The monogroove heat pipe of the previously referenced applications may be a continuous run, however, to provide for high capacity designs where there is a compact heat exchanger, the heat pipe 10 of the present invention has a multi-leg evaporator section 30. The evaporator 30 is formed of six parallel legs 32 which are configured to interface with a flat plate surface which can be either a fluid heat exchanger or equipment cold plates (not shown). Each leg 32 of evaporator 30 is an extrusion 12 of the monogroove heat pipe which is welded at 34 to a common distribution manifold 36 which is also a section of extrusion 12. The manifold, in turn, is connected by welding at 38 to a single condenser section 40 which is also formed from extrusion 12. A heat radiating fin 42 is attached to the condenser section 40. The liquid and vapor channels within each extrusion 12 are positioned and aligned so that there is a corresponding communication which insures proper liquid and vapor distribution throughout the heat pipe assembly 10. The monogroove design, with its two separate liquid and vapor channels is particularly well suited to the multi-leg evaporator. This invention creates multiple parallel legs for the evaporator while maintaining continuity with the other heat pipe sections. The compact evaporator permits design choices in intergrating the high capacity monogroove heat pipe design into heat transport/rejection systems with diminishing heat transfer capability of the monogroove design.

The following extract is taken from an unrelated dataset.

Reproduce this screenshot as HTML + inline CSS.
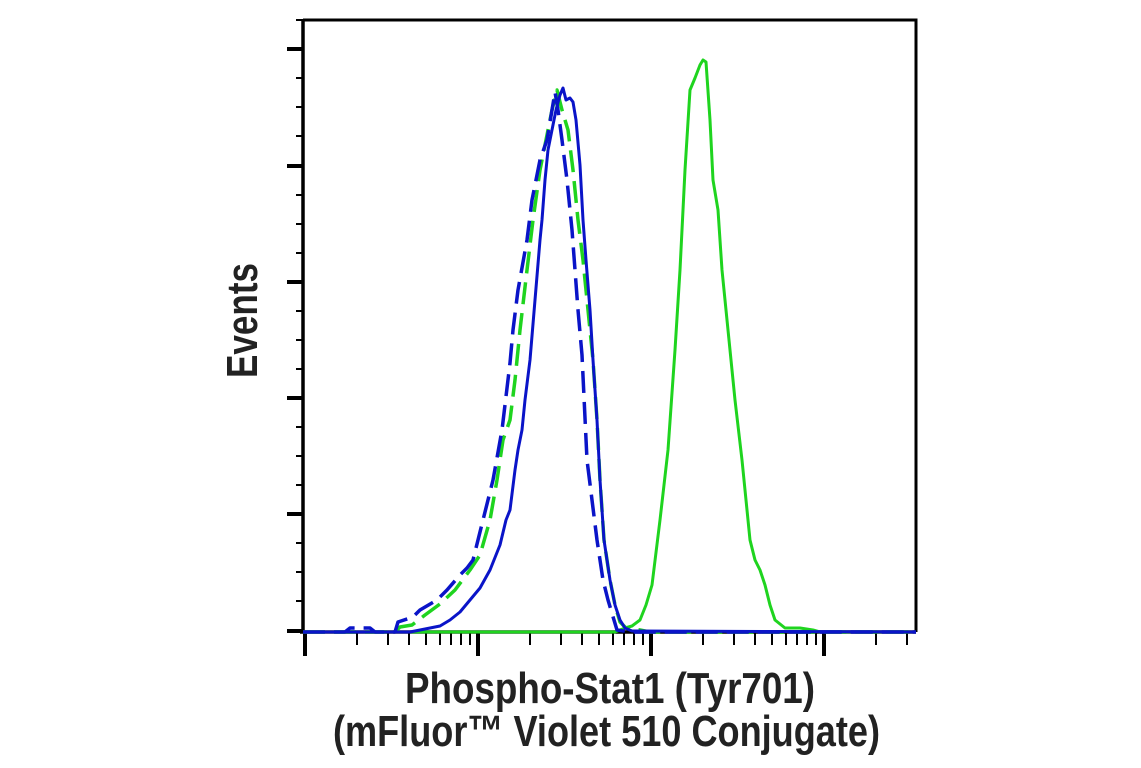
<!DOCTYPE html>
<html><head><meta charset="utf-8"><style>html,body{margin:0;padding:0;background:#fff}svg{display:block}</style></head><body>
<svg width="1141" height="768" viewBox="0 0 1141 768" xmlns="http://www.w3.org/2000/svg">
<rect width="1141" height="768" fill="#fff"/>
<g stroke="#000" fill="none">
<path d="M303 20 H916 V632" stroke-width="3"/>
<path d="M303 19 V633" stroke-width="3.5"/>
<path d="M300 632 H916" stroke-width="3.5"/>
<path d="M287 49H303M287 166H303M287 282H303M287 398H303M287 514H303M287 631H303" stroke-width="4"/>
<path d="M296 78H303M296 107H303M296 136H303M296 195H303M296 224H303M296 253H303M296 311H303M296 340H303M296 369H303M296 427H303M296 456H303M296 485H303M296 543H303M296 572H303M296 601H303M296 20H303" stroke-width="2"/>
<path d="M305 632V656M478 632V656M651 632V656M824 632V656" stroke-width="4"/>
<path d="M357 632V645M388 632V645M409 632V645M426 632V645M440 632V645M451 632V645M461 632V645M470 632V645
M530 632V645M561 632V645M582 632V645M599 632V645M613 632V645M624 632V645M634 632V645M643 632V645
M703 632V645M734 632V645M755 632V645M772 632V645M786 632V645M797 632V645M807 632V645M816 632V645
M876 632V645M907 632V645" stroke-width="2"/>
</g>
<g fill="none" stroke-width="3" stroke-linejoin="round">
<path stroke="#1fd41f" d="M303 632 L615 632 L625 628 L632 626 L640 620 L646 605 L652 585 L660 520 L668 450 L675 350 L680 270 L685 170 L690 90 L695 78 L700 65 L703 60 L706 62 L710 120 L713 180 L718 210 L722 270 L728 330 L735 400 L742 460 L750 540 L755 560 L760 570 L765 585 L770 605 L775 620 L785 628 L800 628 L813 630 L820 632 L916 632"/>
<path stroke="#1fd41f" stroke-width="3.5" stroke-dasharray="22,9" d="M303 632 L395 632 L400 627 L412 625 L425 615 L440 604 L455 590 L470 570 L480 555 L490 520 L497 480 L503 440 L510 420 L515 380 L520 330 L527 270 L533 220 L540 170 L546 140 L552 110 L557 90 L562 110 L568 130 L573 170 L578 220 L583 260 L588 310 L593 360 L597 420 L600 480 L604 540 L610 580 L615 605 L620 622 L626 628 L640 630 L650 632 L916 632"/>
<path stroke="#0a14c8" stroke-width="3.5" stroke-dasharray="22,9" d="M303 632 L345 632 L350 628 L370 628 L375 632 L395 632 L398 622 L413 617 L420 610 L437 600 L447 590 L460 575 L467 568 L473 560 L483 520 L493 480 L502 430 L510 363 L513 330 L518 290 L527 240 L532 200 L540 160 L547 140 L552 110 L555 92 L558 110 L562 140 L567 180 L572 230 L578 310 L582 355 L587 460 L597 540 L603 580 L608 600 L617 630 L630 632 L916 632"/>
<path stroke="#0a14c8" d="M303 632 L410 632 L420 630 L430 628 L440 626 L450 620 L460 612 L470 600 L480 588 L490 570 L500 545 L506 520 L510 510 L515 470 L518 450 L522 430 L525 400 L530 360 L535 300 L540 240 L542 220 L545 180 L548 150 L552 130 L556 110 L560 95 L563 88 L566 100 L570 98 L573 102 L576 120 L580 165 L583 220 L586 260 L590 310 L593 360 L597 420 L600 480 L604 540 L610 580 L615 605 L620 620 L625 628 L632 631 L916 632"/>
</g>
<g font-family="'Liberation Sans Narrow','Liberation Sans',sans-serif" font-weight="bold" fill="#222" font-size="44">
<text x="405" y="703" textLength="410" lengthAdjust="spacingAndGlyphs">Phospho-Stat1 (Tyr701)</text>
<text x="333" y="746" textLength="547" lengthAdjust="spacingAndGlyphs">(mFluor™ Violet 510 Conjugate)</text>
<text transform="translate(257,378) rotate(-90)" x="0" y="0" textLength="115" lengthAdjust="spacingAndGlyphs">Events</text>
</g>
</svg>
</body></html>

Although there was some concern about variations in the monogroove slot width due to the fabrication and assembly operations a prototype heat pipe assembly having a compact multi-legged evaporator section (0.3 -m wide by 0.71 -m long) containing six heat pipe tubes in parallel and a 15.2 -m wide double sided radiating fin was tested producing a 1200 W heat transfer rate with ammonia. Full test results are set forth in the AIAA referenced paper.